• [WHAT YOU ARE ASKED TO DO]: Every line below should be copied exactly; drop the pictures.

• [EXCERPTED RECORDS]:
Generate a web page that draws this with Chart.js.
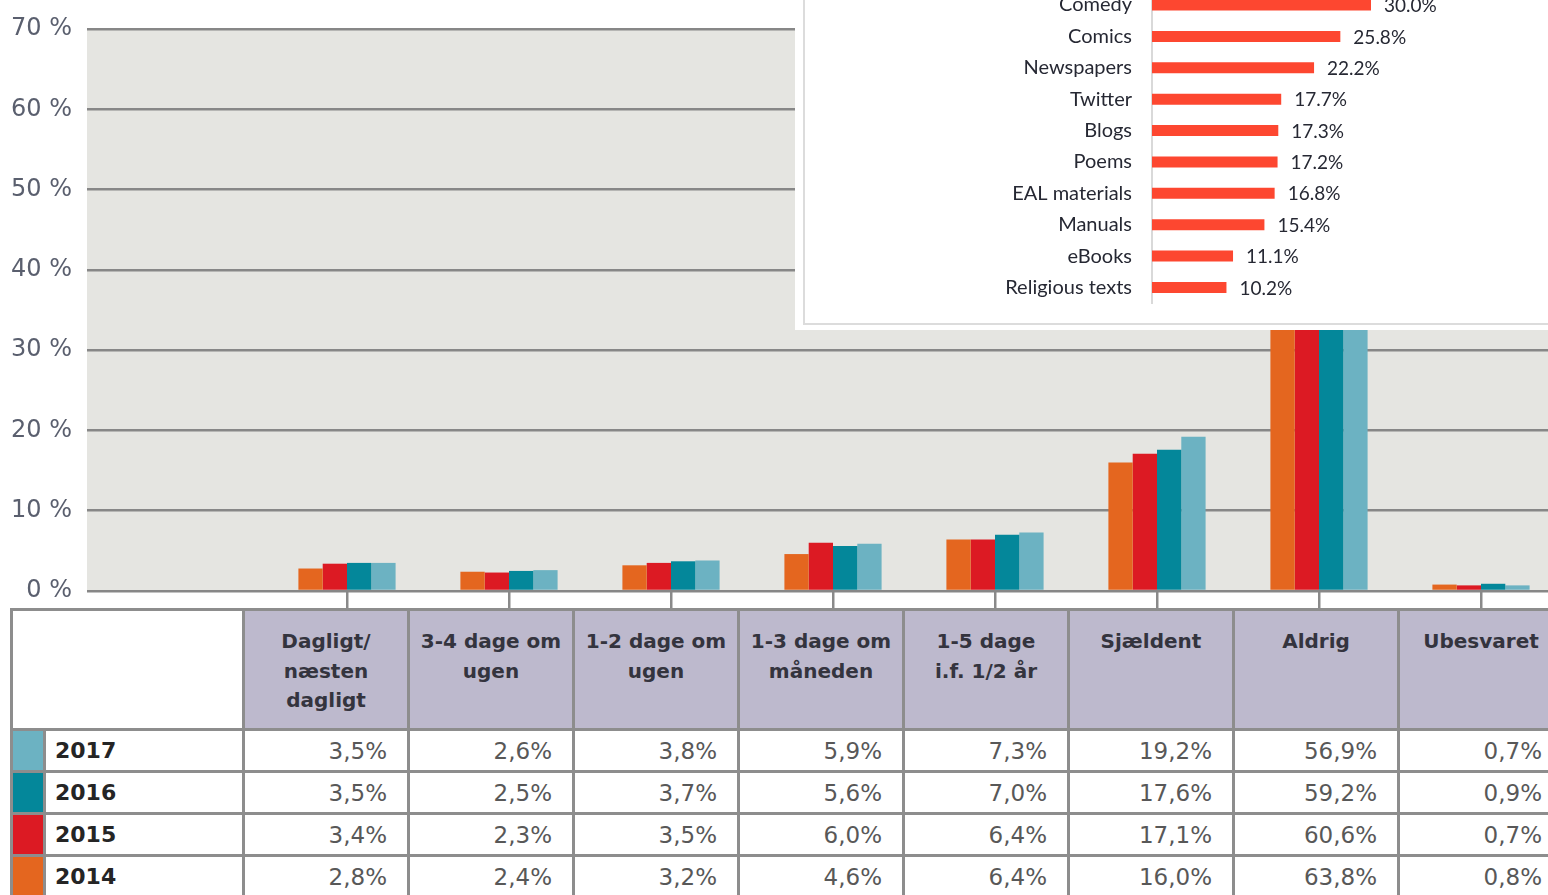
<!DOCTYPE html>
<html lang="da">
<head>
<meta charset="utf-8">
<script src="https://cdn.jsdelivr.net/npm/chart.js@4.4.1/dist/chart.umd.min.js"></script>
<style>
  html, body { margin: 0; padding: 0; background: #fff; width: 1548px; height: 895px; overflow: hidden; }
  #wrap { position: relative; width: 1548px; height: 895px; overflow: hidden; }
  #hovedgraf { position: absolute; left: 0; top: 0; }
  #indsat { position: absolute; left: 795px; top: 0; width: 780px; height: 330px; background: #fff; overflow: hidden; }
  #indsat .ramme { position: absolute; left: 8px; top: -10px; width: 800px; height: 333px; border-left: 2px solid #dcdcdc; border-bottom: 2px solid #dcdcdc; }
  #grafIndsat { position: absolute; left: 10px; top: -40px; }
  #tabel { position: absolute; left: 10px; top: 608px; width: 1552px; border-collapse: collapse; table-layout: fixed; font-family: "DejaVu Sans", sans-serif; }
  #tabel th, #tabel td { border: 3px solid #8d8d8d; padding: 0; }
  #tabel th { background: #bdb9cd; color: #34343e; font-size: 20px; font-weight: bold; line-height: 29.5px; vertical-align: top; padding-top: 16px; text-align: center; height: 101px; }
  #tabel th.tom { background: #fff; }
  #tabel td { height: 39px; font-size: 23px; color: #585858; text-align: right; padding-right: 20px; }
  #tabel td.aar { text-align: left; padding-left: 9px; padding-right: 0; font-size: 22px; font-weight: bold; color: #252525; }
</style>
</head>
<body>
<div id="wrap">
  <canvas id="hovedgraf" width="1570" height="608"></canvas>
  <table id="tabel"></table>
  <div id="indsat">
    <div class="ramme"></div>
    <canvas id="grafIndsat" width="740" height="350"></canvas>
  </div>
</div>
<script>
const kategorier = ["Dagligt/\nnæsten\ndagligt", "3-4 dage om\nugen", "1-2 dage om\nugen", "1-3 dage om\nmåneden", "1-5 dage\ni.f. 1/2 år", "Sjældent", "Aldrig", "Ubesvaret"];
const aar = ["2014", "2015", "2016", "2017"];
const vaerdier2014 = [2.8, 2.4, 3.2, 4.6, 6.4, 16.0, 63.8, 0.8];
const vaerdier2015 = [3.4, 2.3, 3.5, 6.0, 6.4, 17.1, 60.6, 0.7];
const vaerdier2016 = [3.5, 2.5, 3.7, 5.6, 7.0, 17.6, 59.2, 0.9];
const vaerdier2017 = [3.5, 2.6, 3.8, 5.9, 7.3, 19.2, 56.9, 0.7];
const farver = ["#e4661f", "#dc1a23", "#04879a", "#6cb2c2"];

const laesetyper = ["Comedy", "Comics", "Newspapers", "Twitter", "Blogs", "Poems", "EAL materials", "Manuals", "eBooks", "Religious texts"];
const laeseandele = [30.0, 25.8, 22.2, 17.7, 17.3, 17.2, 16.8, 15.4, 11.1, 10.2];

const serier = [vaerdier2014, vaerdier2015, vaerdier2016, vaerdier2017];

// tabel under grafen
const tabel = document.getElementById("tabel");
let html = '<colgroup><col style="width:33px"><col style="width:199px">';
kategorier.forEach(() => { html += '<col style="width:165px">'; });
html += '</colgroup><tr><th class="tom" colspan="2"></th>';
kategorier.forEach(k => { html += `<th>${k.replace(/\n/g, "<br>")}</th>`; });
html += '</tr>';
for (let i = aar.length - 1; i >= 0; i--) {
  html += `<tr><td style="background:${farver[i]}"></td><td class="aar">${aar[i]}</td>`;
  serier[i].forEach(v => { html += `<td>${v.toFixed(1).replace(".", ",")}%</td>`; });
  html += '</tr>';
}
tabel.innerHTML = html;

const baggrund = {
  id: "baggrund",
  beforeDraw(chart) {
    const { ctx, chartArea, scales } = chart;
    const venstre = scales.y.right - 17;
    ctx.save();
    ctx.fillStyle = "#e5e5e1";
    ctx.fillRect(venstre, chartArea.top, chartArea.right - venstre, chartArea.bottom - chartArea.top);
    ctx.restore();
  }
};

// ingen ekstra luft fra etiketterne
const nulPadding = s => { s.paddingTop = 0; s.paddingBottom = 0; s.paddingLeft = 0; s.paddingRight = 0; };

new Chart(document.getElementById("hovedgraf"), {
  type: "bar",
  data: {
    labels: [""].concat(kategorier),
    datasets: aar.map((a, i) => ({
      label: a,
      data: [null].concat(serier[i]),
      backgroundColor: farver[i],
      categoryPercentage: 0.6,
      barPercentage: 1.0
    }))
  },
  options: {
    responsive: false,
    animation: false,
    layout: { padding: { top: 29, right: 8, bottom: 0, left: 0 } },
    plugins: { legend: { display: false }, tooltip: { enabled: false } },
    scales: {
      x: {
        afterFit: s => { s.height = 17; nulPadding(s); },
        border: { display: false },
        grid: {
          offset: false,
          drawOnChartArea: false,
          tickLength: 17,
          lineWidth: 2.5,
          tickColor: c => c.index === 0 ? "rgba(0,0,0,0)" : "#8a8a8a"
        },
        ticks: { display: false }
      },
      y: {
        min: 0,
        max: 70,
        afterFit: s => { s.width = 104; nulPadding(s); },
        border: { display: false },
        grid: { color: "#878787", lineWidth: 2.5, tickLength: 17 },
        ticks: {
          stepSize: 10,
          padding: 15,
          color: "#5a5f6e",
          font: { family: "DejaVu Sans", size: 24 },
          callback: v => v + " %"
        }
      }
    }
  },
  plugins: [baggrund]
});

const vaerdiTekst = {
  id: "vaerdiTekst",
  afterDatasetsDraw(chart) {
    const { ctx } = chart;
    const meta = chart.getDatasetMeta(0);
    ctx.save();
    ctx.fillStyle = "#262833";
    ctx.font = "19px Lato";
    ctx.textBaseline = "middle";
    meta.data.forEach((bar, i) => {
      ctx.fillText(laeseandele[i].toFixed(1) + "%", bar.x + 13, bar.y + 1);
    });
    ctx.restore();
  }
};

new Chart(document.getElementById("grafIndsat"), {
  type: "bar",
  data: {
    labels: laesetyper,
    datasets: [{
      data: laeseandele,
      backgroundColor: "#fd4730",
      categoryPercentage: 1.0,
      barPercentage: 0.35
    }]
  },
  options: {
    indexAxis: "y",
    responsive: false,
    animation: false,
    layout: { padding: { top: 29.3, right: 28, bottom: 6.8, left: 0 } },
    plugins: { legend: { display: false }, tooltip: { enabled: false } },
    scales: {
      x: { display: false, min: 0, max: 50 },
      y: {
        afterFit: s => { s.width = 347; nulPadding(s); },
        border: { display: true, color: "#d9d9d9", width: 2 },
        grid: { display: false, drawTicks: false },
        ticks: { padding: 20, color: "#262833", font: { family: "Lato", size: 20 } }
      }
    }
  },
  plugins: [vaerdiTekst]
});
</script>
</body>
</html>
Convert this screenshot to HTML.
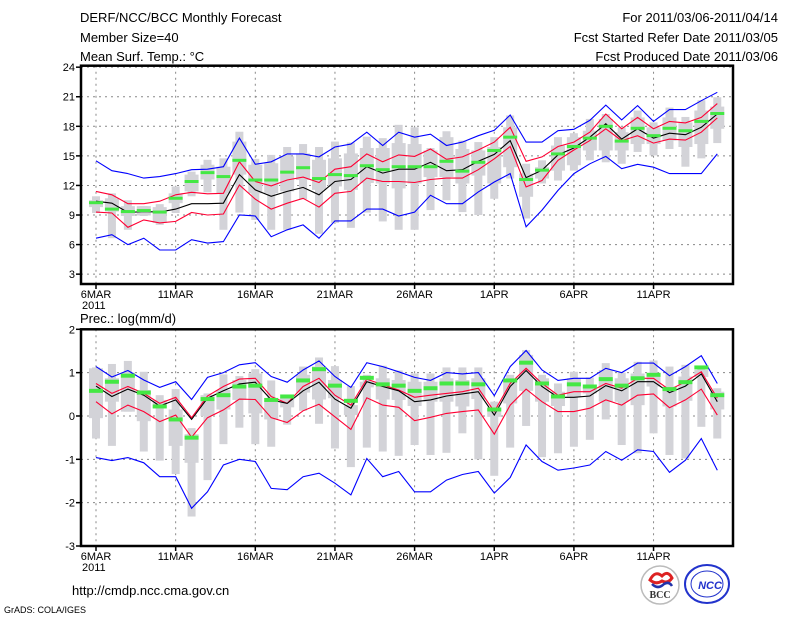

• [RESPONSE TO THE EXERCISE]:
Generate a web page that draws this with Chart.js.
<!DOCTYPE html>
<html lang="da">
<head>
<meta charset="utf-8">
<script src="https://cdn.jsdelivr.net/npm/chart.js@4.4.1/dist/chart.umd.min.js"></script>
<style>
  html, body { margin: 0; padding: 0; background: #fff; width: 1548px; height: 895px; overflow: hidden; }
  #wrap { position: relative; width: 1548px; height: 895px; overflow: hidden; }
  #hovedgraf { position: absolute; left: 0; top: 0; }
  #indsat { position: absolute; left: 795px; top: 0; width: 780px; height: 330px; background: #fff; overflow: hidden; }
  #indsat .ramme { position: absolute; left: 8px; top: -10px; width: 800px; height: 333px; border-left: 2px solid #dcdcdc; border-bottom: 2px solid #dcdcdc; }
  #grafIndsat { position: absolute; left: 10px; top: -40px; }
  #tabel { position: absolute; left: 10px; top: 608px; width: 1552px; border-collapse: collapse; table-layout: fixed; font-family: "DejaVu Sans", sans-serif; }
  #tabel th, #tabel td { border: 3px solid #8d8d8d; padding: 0; }
  #tabel th { background: #bdb9cd; color: #34343e; font-size: 20px; font-weight: bold; line-height: 29.5px; vertical-align: top; padding-top: 16px; text-align: center; height: 101px; }
  #tabel th.tom { background: #fff; }
  #tabel td { height: 39px; font-size: 23px; color: #585858; text-align: right; padding-right: 20px; }
  #tabel td.aar { text-align: left; padding-left: 9px; padding-right: 0; font-size: 22px; font-weight: bold; color: #252525; }
</style>
</head>
<body>
<div id="wrap">
  <canvas id="hovedgraf" width="1570" height="608"></canvas>
  <table id="tabel"></table>
  <div id="indsat">
    <div class="ramme"></div>
    <canvas id="grafIndsat" width="740" height="350"></canvas>
  </div>
</div>
<script>
const kategorier = ["Dagligt/\nnæsten\ndagligt", "3-4 dage om\nugen", "1-2 dage om\nugen", "1-3 dage om\nmåneden", "1-5 dage\ni.f. 1/2 år", "Sjældent", "Aldrig", "Ubesvaret"];
const aar = ["2014", "2015", "2016", "2017"];
const vaerdier2014 = [2.8, 2.4, 3.2, 4.6, 6.4, 16.0, 63.8, 0.8];
const vaerdier2015 = [3.4, 2.3, 3.5, 6.0, 6.4, 17.1, 60.6, 0.7];
const vaerdier2016 = [3.5, 2.5, 3.7, 5.6, 7.0, 17.6, 59.2, 0.9];
const vaerdier2017 = [3.5, 2.6, 3.8, 5.9, 7.3, 19.2, 56.9, 0.7];
const farver = ["#e4661f", "#dc1a23", "#04879a", "#6cb2c2"];

const laesetyper = ["Comedy", "Comics", "Newspapers", "Twitter", "Blogs", "Poems", "EAL materials", "Manuals", "eBooks", "Religious texts"];
const laeseandele = [30.0, 25.8, 22.2, 17.7, 17.3, 17.2, 16.8, 15.4, 11.1, 10.2];

const serier = [vaerdier2014, vaerdier2015, vaerdier2016, vaerdier2017];

// tabel under grafen
const tabel = document.getElementById("tabel");
let html = '<colgroup><col style="width:33px"><col style="width:199px">';
kategorier.forEach(() => { html += '<col style="width:165px">'; });
html += '</colgroup><tr><th class="tom" colspan="2"></th>';
kategorier.forEach(k => { html += `<th>${k.replace(/\n/g, "<br>")}</th>`; });
html += '</tr>';
for (let i = aar.length - 1; i >= 0; i--) {
  html += `<tr><td style="background:${farver[i]}"></td><td class="aar">${aar[i]}</td>`;
  serier[i].forEach(v => { html += `<td>${v.toFixed(1).replace(".", ",")}%</td>`; });
  html += '</tr>';
}
tabel.innerHTML = html;

const baggrund = {
  id: "baggrund",
  beforeDraw(chart) {
    const { ctx, chartArea, scales } = chart;
    const venstre = scales.y.right - 17;
    ctx.save();
    ctx.fillStyle = "#e5e5e1";
    ctx.fillRect(venstre, chartArea.top, chartArea.right - venstre, chartArea.bottom - chartArea.top);
    ctx.restore();
  }
};

// ingen ekstra luft fra etiketterne
const nulPadding = s => { s.paddingTop = 0; s.paddingBottom = 0; s.paddingLeft = 0; s.paddingRight = 0; };

new Chart(document.getElementById("hovedgraf"), {
  type: "bar",
  data: {
    labels: [""].concat(kategorier),
    datasets: aar.map((a, i) => ({
      label: a,
      data: [null].concat(serier[i]),
      backgroundColor: farver[i],
      categoryPercentage: 0.6,
      barPercentage: 1.0
    }))
  },
  options: {
    responsive: false,
    animation: false,
    layout: { padding: { top: 29, right: 8, bottom: 0, left: 0 } },
    plugins: { legend: { display: false }, tooltip: { enabled: false } },
    scales: {
      x: {
        afterFit: s => { s.height = 17; nulPadding(s); },
        border: { display: false },
        grid: {
          offset: false,
          drawOnChartArea: false,
          tickLength: 17,
          lineWidth: 2.5,
          tickColor: c => c.index === 0 ? "rgba(0,0,0,0)" : "#8a8a8a"
        },
        ticks: { display: false }
      },
      y: {
        min: 0,
        max: 70,
        afterFit: s => { s.width = 104; nulPadding(s); },
        border: { display: false },
        grid: { color: "#878787", lineWidth: 2.5, tickLength: 17 },
        ticks: {
          stepSize: 10,
          padding: 15,
          color: "#5a5f6e",
          font: { family: "DejaVu Sans", size: 24 },
          callback: v => v + " %"
        }
      }
    }
  },
  plugins: [baggrund]
});

const vaerdiTekst = {
  id: "vaerdiTekst",
  afterDatasetsDraw(chart) {
    const { ctx } = chart;
    const meta = chart.getDatasetMeta(0);
    ctx.save();
    ctx.fillStyle = "#262833";
    ctx.font = "19px Lato";
    ctx.textBaseline = "middle";
    meta.data.forEach((bar, i) => {
      ctx.fillText(laeseandele[i].toFixed(1) + "%", bar.x + 13, bar.y + 1);
    });
    ctx.restore();
  }
};

new Chart(document.getElementById("grafIndsat"), {
  type: "bar",
  data: {
    labels: laesetyper,
    datasets: [{
      data: laeseandele,
      backgroundColor: "#fd4730",
      categoryPercentage: 1.0,
      barPercentage: 0.35
    }]
  },
  options: {
    indexAxis: "y",
    responsive: false,
    animation: false,
    layout: { padding: { top: 29.3, right: 28, bottom: 6.8, left: 0 } },
    plugins: { legend: { display: false }, tooltip: { enabled: false } },
    scales: {
      x: { display: false, min: 0, max: 50 },
      y: {
        afterFit: s => { s.width = 347; nulPadding(s); },
        border: { display: true, color: "#d9d9d9", width: 2 },
        grid: { display: false, drawTicks: false },
        ticks: { padding: 20, color: "#262833", font: { family: "Lato", size: 20 } }
      }
    }
  },
  plugins: [vaerdiTekst]
});
</script>
</body>
</html>
Convert this screenshot to HTML.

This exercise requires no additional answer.